Retype each line of the listing below, from the first through the one holding "var stretch = 1.2;", with no other lines.

> _Recorded information_
▶

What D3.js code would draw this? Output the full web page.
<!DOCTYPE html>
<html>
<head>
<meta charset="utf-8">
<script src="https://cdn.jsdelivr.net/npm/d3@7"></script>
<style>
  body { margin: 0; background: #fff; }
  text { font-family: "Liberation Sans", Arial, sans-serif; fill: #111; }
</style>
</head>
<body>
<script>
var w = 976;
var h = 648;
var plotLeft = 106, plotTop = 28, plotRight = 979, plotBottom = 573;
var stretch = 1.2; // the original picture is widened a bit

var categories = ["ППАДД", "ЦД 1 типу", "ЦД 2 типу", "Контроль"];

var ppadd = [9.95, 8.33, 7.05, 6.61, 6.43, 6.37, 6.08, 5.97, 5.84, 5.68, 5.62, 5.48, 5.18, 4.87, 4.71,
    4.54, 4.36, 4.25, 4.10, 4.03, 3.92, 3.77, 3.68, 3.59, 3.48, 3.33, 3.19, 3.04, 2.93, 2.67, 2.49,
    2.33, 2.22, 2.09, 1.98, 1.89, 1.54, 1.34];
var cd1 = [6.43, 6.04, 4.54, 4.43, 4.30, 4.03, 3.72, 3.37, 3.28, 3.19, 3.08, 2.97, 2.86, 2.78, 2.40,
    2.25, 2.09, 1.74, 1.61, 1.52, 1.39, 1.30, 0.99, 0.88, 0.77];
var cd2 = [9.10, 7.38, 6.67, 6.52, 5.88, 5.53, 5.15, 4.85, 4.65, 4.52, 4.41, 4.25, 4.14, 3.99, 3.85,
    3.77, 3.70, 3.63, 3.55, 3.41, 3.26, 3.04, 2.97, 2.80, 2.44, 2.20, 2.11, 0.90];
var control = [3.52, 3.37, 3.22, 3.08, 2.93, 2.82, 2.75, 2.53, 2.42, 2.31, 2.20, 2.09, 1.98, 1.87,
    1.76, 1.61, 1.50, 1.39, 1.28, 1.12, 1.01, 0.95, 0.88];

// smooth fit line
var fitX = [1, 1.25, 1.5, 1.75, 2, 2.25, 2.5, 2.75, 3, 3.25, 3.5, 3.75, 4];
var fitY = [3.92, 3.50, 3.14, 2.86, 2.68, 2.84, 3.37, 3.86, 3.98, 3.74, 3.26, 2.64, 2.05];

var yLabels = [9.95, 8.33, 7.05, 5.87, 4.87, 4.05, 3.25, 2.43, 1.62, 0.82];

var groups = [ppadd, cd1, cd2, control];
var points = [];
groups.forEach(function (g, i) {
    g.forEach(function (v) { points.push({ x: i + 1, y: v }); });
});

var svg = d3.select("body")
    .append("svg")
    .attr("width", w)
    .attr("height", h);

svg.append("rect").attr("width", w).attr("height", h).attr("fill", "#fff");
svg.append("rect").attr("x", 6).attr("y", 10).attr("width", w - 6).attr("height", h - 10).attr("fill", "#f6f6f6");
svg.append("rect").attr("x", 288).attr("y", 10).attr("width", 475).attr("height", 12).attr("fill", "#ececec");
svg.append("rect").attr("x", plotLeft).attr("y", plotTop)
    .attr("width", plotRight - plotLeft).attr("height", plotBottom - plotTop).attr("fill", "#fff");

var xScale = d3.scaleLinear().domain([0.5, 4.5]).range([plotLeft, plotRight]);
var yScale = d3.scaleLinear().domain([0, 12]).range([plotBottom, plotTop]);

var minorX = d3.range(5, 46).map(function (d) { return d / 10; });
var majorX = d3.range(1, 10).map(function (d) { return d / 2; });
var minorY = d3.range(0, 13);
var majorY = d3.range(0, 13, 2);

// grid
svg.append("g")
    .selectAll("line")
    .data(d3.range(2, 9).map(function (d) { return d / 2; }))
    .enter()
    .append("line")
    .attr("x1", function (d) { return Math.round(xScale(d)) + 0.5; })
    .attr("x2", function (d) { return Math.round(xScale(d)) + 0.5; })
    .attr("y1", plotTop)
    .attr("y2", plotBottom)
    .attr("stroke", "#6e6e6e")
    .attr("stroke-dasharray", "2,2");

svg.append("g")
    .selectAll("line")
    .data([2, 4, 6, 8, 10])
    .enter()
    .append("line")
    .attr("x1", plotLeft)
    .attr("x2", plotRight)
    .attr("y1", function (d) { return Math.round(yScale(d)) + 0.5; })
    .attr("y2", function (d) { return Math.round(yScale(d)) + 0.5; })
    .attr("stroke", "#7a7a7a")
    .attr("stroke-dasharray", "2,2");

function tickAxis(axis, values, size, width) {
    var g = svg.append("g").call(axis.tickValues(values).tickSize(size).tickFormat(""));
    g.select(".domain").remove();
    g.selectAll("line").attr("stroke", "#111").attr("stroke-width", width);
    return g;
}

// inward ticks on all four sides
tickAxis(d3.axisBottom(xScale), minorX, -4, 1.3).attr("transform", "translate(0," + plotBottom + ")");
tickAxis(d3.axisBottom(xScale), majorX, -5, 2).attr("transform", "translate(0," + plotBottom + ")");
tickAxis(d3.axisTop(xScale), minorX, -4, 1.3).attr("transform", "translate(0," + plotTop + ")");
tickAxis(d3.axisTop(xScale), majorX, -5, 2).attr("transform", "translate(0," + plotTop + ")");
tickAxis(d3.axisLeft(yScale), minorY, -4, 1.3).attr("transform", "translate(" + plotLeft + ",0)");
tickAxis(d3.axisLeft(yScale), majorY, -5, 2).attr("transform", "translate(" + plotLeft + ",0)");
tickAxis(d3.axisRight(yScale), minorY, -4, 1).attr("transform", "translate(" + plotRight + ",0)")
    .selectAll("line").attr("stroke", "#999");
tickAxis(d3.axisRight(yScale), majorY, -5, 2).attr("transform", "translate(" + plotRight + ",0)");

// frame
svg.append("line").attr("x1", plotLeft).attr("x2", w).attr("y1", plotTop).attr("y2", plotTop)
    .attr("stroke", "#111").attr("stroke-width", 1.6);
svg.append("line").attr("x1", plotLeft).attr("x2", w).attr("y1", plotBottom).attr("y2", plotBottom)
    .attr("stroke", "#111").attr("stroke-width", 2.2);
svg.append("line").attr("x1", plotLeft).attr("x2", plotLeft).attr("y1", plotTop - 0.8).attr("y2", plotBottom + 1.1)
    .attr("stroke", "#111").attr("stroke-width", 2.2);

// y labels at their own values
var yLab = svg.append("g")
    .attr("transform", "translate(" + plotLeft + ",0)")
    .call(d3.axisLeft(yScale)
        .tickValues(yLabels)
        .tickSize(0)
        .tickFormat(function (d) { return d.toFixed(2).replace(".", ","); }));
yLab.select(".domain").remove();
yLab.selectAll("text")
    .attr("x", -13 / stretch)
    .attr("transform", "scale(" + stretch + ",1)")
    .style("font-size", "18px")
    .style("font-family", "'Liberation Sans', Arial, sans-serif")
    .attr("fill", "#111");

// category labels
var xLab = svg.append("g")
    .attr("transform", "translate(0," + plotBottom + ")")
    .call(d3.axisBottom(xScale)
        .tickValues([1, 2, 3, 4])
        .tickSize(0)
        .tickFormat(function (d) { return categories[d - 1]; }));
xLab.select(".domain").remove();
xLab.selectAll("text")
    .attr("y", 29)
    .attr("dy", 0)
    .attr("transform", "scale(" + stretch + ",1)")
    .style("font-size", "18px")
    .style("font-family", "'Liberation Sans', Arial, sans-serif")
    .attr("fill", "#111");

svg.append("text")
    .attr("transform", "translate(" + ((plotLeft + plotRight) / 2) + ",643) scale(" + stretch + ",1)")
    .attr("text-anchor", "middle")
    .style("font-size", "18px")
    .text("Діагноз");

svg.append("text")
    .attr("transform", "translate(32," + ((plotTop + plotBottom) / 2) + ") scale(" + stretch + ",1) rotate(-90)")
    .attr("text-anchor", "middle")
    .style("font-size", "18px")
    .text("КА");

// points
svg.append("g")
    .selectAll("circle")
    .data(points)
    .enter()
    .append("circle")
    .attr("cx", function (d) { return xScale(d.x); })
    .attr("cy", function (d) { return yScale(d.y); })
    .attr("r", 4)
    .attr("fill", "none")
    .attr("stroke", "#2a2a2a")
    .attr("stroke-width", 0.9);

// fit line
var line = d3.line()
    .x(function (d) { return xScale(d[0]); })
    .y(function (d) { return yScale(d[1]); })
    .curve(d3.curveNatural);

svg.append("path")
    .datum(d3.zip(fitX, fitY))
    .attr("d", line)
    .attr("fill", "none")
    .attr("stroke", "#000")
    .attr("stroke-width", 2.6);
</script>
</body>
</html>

◀

> _Task result_
What D3.js code would draw this? Output the full web page.
<!DOCTYPE html>
<html>
<head>
<meta charset="utf-8">
<script src="https://cdn.jsdelivr.net/npm/d3@7"></script>
<style>
  body { margin: 0; background: #fff; }
  text { font-family: "Liberation Sans", Arial, sans-serif; fill: #111; }
</style>
</head>
<body>
<script>
var w = 976;
var h = 648;
var plotLeft = 106, plotTop = 28, plotRight = 979, plotBottom = 573;
var stretch = 1.2; // the original picture is widened a bit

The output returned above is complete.